Task description = Return all of the data exactly as written, without the pictures.

■ ■ ■ ■

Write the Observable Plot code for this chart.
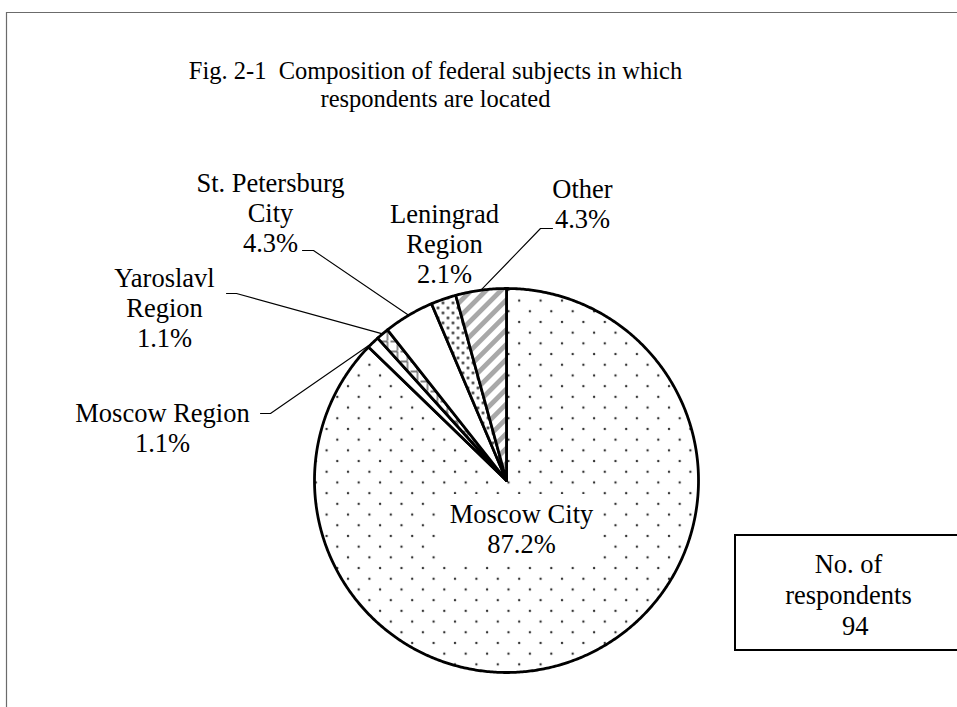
<!DOCTYPE html>
<html>
<head>
<meta charset="utf-8">
<script src="https://cdn.jsdelivr.net/npm/d3@7"></script>
<script src="https://cdn.jsdelivr.net/npm/@observablehq/plot@0.6"></script>
<style>
  html, body { margin: 0; padding: 0; background: #fff; }
  #chart { width: 957px; height: 707px; }
</style>
</head>
<body>
<div id="chart"></div>
<script>
// ---- data ----
const categories = ["Moscow City", "Moscow Region", "Yaroslavl Region", "St. Petersburg City", "Leningrad Region", "Other"];
const counts = [82, 1, 1, 4, 2, 4];
const percentLabels = ["87.2%", "1.1%", "1.1%", "4.3%", "2.1%", "4.3%"];
const respondents = 94;
const titleLines = ["Fig. 2-1  Composition of federal subjects in which", "respondents are located"];
const boxLines = ["No. of", "respondents", "  " + respondents];

// ---- layout ----
const W = 957, H = 707;
const cx = 506, cy = 480, R = 192;
const patterns = ["url(#pMC)", "#ffffff", "url(#pYR)", "#ffffff", "url(#pLR)", "url(#pOT)"];
const labelLayout = [
  {x: 521, y: 528, wrap: false},
  {x: 162, y: 427, wrap: false},
  {x: 164, y: 307, wrap: true},
  {x: 270, y: 212, wrap: true},
  {x: 444, y: 243, wrap: true},
  {x: 582, y: 203, wrap: false}
];
const leaderTicks = [null, [[260, 413], [270, 413]], [[226, 293], [236, 293]], [[302, 250], [313, 250]], null, [[552, 228], [540, 228]]];

// ---- geometry from data ----
const arcs = d3.pie().sort(null).value(d => d)(counts);
const polar = (a, r) => [cx + r * Math.sin(a), cy - r * Math.cos(a)];
const wedges = arcs.map((a, i) => {
  const pts = [[cx, cy]];
  const n = Math.max(2, Math.ceil((a.endAngle - a.startAngle) / (Math.PI / 360)));
  for (let k = 0; k <= n; k++) pts.push(polar(a.startAngle + (a.endAngle - a.startAngle) * k / n, R));
  pts.push([cx, cy]);
  return pts.map(([x, y]) => ({i, x, y}));
});
const leaders = [];
arcs.forEach((a, i) => {
  if (!leaderTicks[i]) return;
  const mid = (a.startAngle + a.endAngle) / 2;
  const pts = [...leaderTicks[i], polar(mid, R)];
  pts.forEach(([x, y]) => leaders.push({i, x, y}));
});
const labels = categories.map((c, i) => {
  const L = labelLayout[i];
  const name = L.wrap ? c.replace(/ (\S+)$/, "\n$1") : c;
  return {x: L.x, y: L.y, text: name + "\n" + percentLabels[i]};
});

const serif = "'Liberation Serif', 'Times New Roman', serif";
const font = {fontFamily: serif, fontSize: 26.5, fill: "#000"};

const plot = Plot.plot({
  width: W, height: H,
  margin: 0,
  x: {domain: [0, W], range: [0, W], axis: null},
  y: {domain: [0, H], range: [0, H], axis: null},
  style: {background: "#fff", fontFamily: serif},
  marks: [
    // outer page frame (top and left)
    Plot.ruleY([12], {x1: 6, x2: W, stroke: "#6b6b6b", strokeWidth: 1.2}),
    Plot.ruleX([6], {y1: 12, y2: H, stroke: "#6b6b6b", strokeWidth: 1.2}),
    // wedges
    ...wedges.map((w, i) => Plot.line(w, {x: "x", y: "y", fill: patterns[i], stroke: "#000", strokeWidth: 2.8, strokeLinejoin: "round", curve: "linear"})),
    // white backdrop behind Moscow City label
    Plot.rect([labels[0]], {x1: d => d.x - 80, x2: d => d.x + 80, y1: d => d.y - 34, y2: d => d.y + 32, fill: "#fff"}),
    // leader lines
    Plot.line(leaders, {x: "x", y: "y", z: "i", stroke: "#000", strokeWidth: 1.1}),
    // labels
    Plot.text(labels, {x: "x", y: "y", text: "text", lineHeight: 30 / 26.5, lineAnchor: "middle", textAnchor: "middle", ...font}),
    // title
    Plot.text([titleLines.join("\n")], {x: 435, y: 84, text: d => d, lineHeight: 28 / 24.5, lineAnchor: "middle", textAnchor: "middle", fontFamily: serif, fontSize: 24.5, fill: "#000"}),
    // respondents box
    Plot.rect([0], {x1: 735, x2: W + 5, y1: 535, y2: 650, fill: "#fff", stroke: "#000", strokeWidth: 2}),
    Plot.text([boxLines.join("\n")], {x: 848, y: 594, text: d => d, lineHeight: 31 / 26.5, lineAnchor: "middle", textAnchor: "middle", ...font})
  ]
});

const svg = d3.select(plot);
svg.insert("defs", ":first-child").html(`
  <pattern id="pMC" patternUnits="userSpaceOnUse" width="21.4" height="21.4" x="${cx}" y="${cy}">
    <rect width="21.4" height="21.4" fill="#fff"/>
    <circle cx="2" cy="2" r="1.2" fill="#333"/>
    <circle cx="12.7" cy="12.7" r="1.2" fill="#333"/>
  </pattern>
  <pattern id="pLR" patternUnits="userSpaceOnUse" width="10" height="10">
    <rect width="10" height="10" fill="#fff"/>
    <circle cx="2.5" cy="2.5" r="1.4" fill="#333"/>
    <circle cx="7.5" cy="7.5" r="1.4" fill="#333"/>
  </pattern>
  <pattern id="pOT" patternUnits="userSpaceOnUse" width="10.5" height="10.5" patternTransform="rotate(45)">
    <rect width="10.5" height="10.5" fill="#fff"/>
    <rect x="0" width="4.8" height="10.5" fill="#a8a8a8"/>
  </pattern>
  <pattern id="pYR" patternUnits="userSpaceOnUse" width="10" height="10">
    <rect width="10" height="10" fill="#fff"/>
    <path d="M0,1 H7 M7,1 V10" stroke="#555" stroke-width="1.3" fill="none"/>
  </pattern>
`);
// ensure pattern fills applied to wedge paths
const lineGroups = plot.querySelectorAll('g[aria-label="line"]');
lineGroups.forEach((g, k) => {
  if (k < patterns.length) {
    g.setAttribute("fill", patterns[k]);
    g.querySelectorAll("path").forEach(p => p.setAttribute("fill", patterns[k]));
  }
});
document.getElementById("chart").appendChild(plot);
</script>
</body>
</html>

■ ■ ■ ■

Answer in full =
Write the Observable Plot code for this chart.
<!DOCTYPE html>
<html>
<head>
<meta charset="utf-8">
<script src="https://cdn.jsdelivr.net/npm/d3@7"></script>
<script src="https://cdn.jsdelivr.net/npm/@observablehq/plot@0.6"></script>
<style>
  html, body { margin: 0; padding: 0; background: #fff; }
  #chart { width: 957px; height: 707px; }
</style>
</head>
<body>
<div id="chart"></div>
<script>
// ---- data ----
const categories = ["Moscow City", "Moscow Region", "Yaroslavl Region", "St. Petersburg City", "Leningrad Region", "Other"];
const counts = [82, 1, 1, 4, 2, 4];
const percentLabels = ["87.2%", "1.1%", "1.1%", "4.3%", "2.1%", "4.3%"];
const respondents = 94;
const titleLines = ["Fig. 2-1  Composition of federal subjects in which", "respondents are located"];
const boxLines = ["No. of", "respondents", "  " + respondents];

// ---- layout ----
const W = 957, H = 707;
const cx = 506, cy = 480, R = 192;
const patterns = ["url(#pMC)", "#ffffff", "url(#pYR)", "#ffffff", "url(#pLR)", "url(#pOT)"];
const labelLayout = [
  {x: 521, y: 528, wrap: false},
  {x: 162, y: 427, wrap: false},
  {x: 164, y: 307, wrap: true},
  {x: 270, y: 212, wrap: true},
  {x: 444, y: 243, wrap: true},
  {x: 582, y: 203, wrap: false}
];
const leaderTicks = [null, [[260, 413], [270, 413]], [[226, 293], [236, 293]], [[302, 250], [313, 250]], null, [[552, 228], [540, 228]]];

// ---- geometry from data ----
const arcs = d3.pie().sort(null).value(d => d)(counts);
const polar = (a, r) => [cx + r * Math.sin(a), cy - r * Math.cos(a)];
const wedges = arcs.map((a, i) => {
  const pts = [[cx, cy]];
  const n = Math.max(2, Math.ceil((a.endAngle - a.startAngle) / (Math.PI / 360)));
  for (let k = 0; k <= n; k++) pts.push(polar(a.startAngle + (a.endAngle - a.startAngle) * k / n, R));
  pts.push([cx, cy]);
  return pts.map(([x, y]) => ({i, x, y}));
});
const leaders = [];
arcs.forEach((a, i) => {
  if (!leaderTicks[i]) return;
  const mid = (a.startAngle + a.endAngle) / 2;
  const pts = [...leaderTicks[i], polar(mid, R)];
  pts.forEach(([x, y]) => leaders.push({i, x, y}));
});
const labels = categories.map((c, i) => {
  const L = labelLayout[i];
  const name = L.wrap ? c.replace(/ (\S+)$/, "\n$1") : c;
  return {x: L.x, y: L.y, text: name + "\n" + percentLabels[i]};
});

const serif = "'Liberation Serif', 'Times New Roman', serif";
const font = {fontFamily: serif, fontSize: 26.5, fill: "#000"};

const plot = Plot.plot({
  width: W, height: H,
  margin: 0,
  x: {domain: [0, W], range: [0, W], axis: null},
  y: {domain: [0, H], range: [0, H], axis: null},
  style: {background: "#fff", fontFamily: serif},
  marks: [
    // outer page frame (top and left)
    Plot.ruleY([12], {x1: 6, x2: W, stroke: "#6b6b6b", strokeWidth: 1.2}),
    Plot.ruleX([6], {y1: 12, y2: H, stroke: "#6b6b6b", strokeWidth: 1.2}),
    // wedges
    ...wedges.map((w, i) => Plot.line(w, {x: "x", y: "y", fill: patterns[i], stroke: "#000", strokeWidth: 2.8, strokeLinejoin: "round", curve: "linear"})),
    // white backdrop behind Moscow City label
    Plot.rect([labels[0]], {x1: d => d.x - 80, x2: d => d.x + 80, y1: d => d.y - 34, y2: d => d.y + 32, fill: "#fff"}),
    // leader lines
    Plot.line(leaders, {x: "x", y: "y", z: "i", stroke: "#000", strokeWidth: 1.1}),
    // labels
    Plot.text(labels, {x: "x", y: "y", text: "text", lineHeight: 30 / 26.5, lineAnchor: "middle", textAnchor: "middle", ...font}),
    // title
    Plot.text([titleLines.join("\n")], {x: 435, y: 84, text: d => d, lineHeight: 28 / 24.5, lineAnchor: "middle", textAnchor: "middle", fontFamily: serif, fontSize: 24.5, fill: "#000"}),
    // respondents box
    Plot.rect([0], {x1: 735, x2: W + 5, y1: 535, y2: 650, fill: "#fff", stroke: "#000", strokeWidth: 2}),
    Plot.text([boxLines.join("\n")], {x: 848, y: 594, text: d => d, lineHeight: 31 / 26.5, lineAnchor: "middle", textAnchor: "middle", ...font})
  ]
});

const svg = d3.select(plot);
svg.insert("defs", ":first-child").html(`
  <pattern id="pMC" patternUnits="userSpaceOnUse" width="21.4" height="21.4" x="${cx}" y="${cy}">
    <rect width="21.4" height="21.4" fill="#fff"/>
    <circle cx="2" cy="2" r="1.2" fill="#333"/>
    <circle cx="12.7" cy="12.7" r="1.2" fill="#333"/>
  </pattern>
  <pattern id="pLR" patternUnits="userSpaceOnUse" width="10" height="10">
    <rect width="10" height="10" fill="#fff"/>
    <circle cx="2.5" cy="2.5" r="1.4" fill="#333"/>
    <circle cx="7.5" cy="7.5" r="1.4" fill="#333"/>
  </pattern>
  <pattern id="pOT" patternUnits="userSpaceOnUse" width="10.5" height="10.5" patternTransform="rotate(45)">
    <rect width="10.5" height="10.5" fill="#fff"/>
    <rect x="0" width="4.8" height="10.5" fill="#a8a8a8"/>
  </pattern>
  <pattern id="pYR" patternUnits="userSpaceOnUse" width="10" height="10">
    <rect width="10" height="10" fill="#fff"/>
    <path d="M0,1 H7 M7,1 V10" stroke="#555" stroke-width="1.3" fill="none"/>
  </pattern>
`);
// ensure pattern fills applied to wedge paths
const lineGroups = plot.querySelectorAll('g[aria-label="line"]');
lineGroups.forEach((g, k) => {
  if (k < patterns.length) {
    g.setAttribute("fill", patterns[k]);
    g.querySelectorAll("path").forEach(p => p.setAttribute("fill", patterns[k]));
  }
});
document.getElementById("chart").appendChild(plot);
</script>
</body>
</html>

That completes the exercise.